## Work to do:
Look for the string "with" in every line, and copy each line that has it.

==================================================

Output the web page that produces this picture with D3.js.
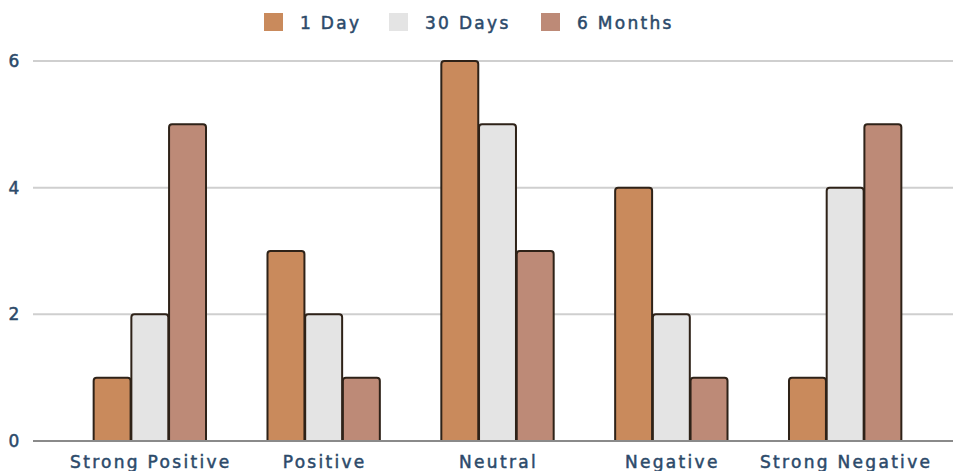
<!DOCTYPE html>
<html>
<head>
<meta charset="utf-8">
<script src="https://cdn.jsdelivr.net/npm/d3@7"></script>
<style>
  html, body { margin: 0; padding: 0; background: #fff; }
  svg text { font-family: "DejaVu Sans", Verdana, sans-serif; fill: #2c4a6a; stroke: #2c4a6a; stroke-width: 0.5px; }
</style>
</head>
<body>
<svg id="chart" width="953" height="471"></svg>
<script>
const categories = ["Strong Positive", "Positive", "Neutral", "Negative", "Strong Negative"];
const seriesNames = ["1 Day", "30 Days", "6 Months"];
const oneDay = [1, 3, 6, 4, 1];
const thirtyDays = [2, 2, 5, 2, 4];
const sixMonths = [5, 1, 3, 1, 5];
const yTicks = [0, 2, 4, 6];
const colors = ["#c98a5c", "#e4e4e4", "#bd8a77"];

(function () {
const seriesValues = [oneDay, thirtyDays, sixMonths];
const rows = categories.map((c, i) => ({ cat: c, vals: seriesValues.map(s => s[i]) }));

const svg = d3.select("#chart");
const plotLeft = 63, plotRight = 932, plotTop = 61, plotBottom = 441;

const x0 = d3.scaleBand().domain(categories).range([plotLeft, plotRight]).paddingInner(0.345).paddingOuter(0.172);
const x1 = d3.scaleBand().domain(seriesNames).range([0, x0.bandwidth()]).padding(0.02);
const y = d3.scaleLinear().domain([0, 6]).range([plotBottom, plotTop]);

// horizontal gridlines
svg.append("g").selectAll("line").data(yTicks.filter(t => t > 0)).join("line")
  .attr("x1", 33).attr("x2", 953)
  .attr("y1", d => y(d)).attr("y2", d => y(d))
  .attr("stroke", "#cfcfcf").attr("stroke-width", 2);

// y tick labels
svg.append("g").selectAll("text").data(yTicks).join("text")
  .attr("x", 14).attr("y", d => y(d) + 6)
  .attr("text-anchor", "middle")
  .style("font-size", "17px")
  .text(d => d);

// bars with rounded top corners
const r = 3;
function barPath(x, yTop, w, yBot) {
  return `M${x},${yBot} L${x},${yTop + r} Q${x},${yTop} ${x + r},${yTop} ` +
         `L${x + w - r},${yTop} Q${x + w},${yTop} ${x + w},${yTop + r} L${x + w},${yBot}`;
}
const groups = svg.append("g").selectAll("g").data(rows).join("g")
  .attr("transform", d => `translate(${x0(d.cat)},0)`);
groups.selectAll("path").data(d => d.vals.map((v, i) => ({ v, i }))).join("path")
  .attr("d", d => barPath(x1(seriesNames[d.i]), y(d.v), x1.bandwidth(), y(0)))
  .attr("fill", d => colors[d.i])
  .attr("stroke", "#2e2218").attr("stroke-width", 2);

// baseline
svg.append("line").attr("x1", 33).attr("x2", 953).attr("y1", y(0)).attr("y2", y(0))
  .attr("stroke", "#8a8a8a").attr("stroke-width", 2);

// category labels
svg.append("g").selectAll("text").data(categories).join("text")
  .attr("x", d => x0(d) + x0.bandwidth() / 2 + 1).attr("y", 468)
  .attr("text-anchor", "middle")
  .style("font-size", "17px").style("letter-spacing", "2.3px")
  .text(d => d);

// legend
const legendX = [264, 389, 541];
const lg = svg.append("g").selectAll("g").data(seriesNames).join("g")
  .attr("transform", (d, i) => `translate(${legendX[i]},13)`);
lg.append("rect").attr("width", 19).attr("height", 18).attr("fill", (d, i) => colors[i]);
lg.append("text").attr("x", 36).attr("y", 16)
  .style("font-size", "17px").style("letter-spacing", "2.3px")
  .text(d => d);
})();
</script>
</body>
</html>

==================================================

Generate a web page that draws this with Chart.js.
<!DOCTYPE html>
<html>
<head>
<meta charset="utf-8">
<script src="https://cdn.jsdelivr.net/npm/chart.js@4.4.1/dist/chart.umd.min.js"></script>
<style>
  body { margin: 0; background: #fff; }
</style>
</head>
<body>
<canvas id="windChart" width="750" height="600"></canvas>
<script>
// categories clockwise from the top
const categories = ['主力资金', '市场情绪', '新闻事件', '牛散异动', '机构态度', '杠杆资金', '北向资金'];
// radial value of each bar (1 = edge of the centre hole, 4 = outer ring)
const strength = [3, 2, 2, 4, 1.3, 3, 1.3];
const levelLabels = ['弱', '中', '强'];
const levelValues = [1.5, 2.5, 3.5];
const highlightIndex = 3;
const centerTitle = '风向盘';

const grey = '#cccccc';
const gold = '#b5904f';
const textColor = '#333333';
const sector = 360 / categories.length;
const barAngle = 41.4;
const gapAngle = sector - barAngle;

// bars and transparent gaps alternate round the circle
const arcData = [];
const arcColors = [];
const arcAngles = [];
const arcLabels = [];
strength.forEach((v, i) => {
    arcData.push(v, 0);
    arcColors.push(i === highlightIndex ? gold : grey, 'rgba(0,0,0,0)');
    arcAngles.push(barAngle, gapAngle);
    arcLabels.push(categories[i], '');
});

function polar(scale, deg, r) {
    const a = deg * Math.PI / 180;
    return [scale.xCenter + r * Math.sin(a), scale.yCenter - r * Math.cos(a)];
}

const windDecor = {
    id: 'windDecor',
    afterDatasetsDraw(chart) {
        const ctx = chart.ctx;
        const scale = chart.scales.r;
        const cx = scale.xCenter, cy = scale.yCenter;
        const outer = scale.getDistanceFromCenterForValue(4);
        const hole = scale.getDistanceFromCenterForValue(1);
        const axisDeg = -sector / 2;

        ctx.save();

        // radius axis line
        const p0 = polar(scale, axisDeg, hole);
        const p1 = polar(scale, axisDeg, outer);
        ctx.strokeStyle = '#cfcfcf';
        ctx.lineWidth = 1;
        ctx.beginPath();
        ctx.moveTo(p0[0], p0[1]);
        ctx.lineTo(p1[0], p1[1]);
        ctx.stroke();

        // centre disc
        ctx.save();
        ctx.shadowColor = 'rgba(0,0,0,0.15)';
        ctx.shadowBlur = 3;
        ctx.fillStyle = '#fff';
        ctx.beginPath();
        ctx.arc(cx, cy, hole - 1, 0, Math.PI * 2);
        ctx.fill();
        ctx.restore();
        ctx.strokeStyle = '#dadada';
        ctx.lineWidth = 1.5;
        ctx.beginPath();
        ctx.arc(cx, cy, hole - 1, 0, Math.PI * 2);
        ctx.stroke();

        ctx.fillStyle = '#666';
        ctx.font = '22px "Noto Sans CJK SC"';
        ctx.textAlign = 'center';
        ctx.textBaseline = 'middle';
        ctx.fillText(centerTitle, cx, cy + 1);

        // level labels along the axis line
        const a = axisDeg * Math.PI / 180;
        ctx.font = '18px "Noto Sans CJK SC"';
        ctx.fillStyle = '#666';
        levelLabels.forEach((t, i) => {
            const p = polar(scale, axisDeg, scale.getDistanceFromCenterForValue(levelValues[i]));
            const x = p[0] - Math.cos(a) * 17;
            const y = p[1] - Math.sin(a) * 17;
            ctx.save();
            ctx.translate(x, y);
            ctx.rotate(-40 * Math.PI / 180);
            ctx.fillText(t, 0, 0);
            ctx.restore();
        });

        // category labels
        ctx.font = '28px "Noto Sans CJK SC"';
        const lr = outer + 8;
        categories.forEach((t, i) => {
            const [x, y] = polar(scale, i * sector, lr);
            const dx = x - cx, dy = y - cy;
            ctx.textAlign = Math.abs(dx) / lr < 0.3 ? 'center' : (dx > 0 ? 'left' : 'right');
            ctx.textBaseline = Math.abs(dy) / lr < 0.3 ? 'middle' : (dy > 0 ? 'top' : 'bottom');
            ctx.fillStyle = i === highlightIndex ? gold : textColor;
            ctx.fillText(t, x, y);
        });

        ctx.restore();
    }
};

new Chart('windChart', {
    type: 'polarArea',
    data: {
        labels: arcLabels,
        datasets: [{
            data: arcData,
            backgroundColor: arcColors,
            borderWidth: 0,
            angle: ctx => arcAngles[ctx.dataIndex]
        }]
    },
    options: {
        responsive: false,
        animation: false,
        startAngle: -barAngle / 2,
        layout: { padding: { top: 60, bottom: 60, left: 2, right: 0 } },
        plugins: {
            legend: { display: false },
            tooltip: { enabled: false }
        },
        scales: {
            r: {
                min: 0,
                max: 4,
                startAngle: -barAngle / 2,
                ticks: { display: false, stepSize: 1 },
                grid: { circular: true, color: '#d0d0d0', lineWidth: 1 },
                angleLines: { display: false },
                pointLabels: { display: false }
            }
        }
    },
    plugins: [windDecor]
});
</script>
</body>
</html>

==================================================

## Solution to the problem:
Output the web page that produces this picture with D3.js.
// bars with rounded top corners
Generate a web page that draws this with Chart.js.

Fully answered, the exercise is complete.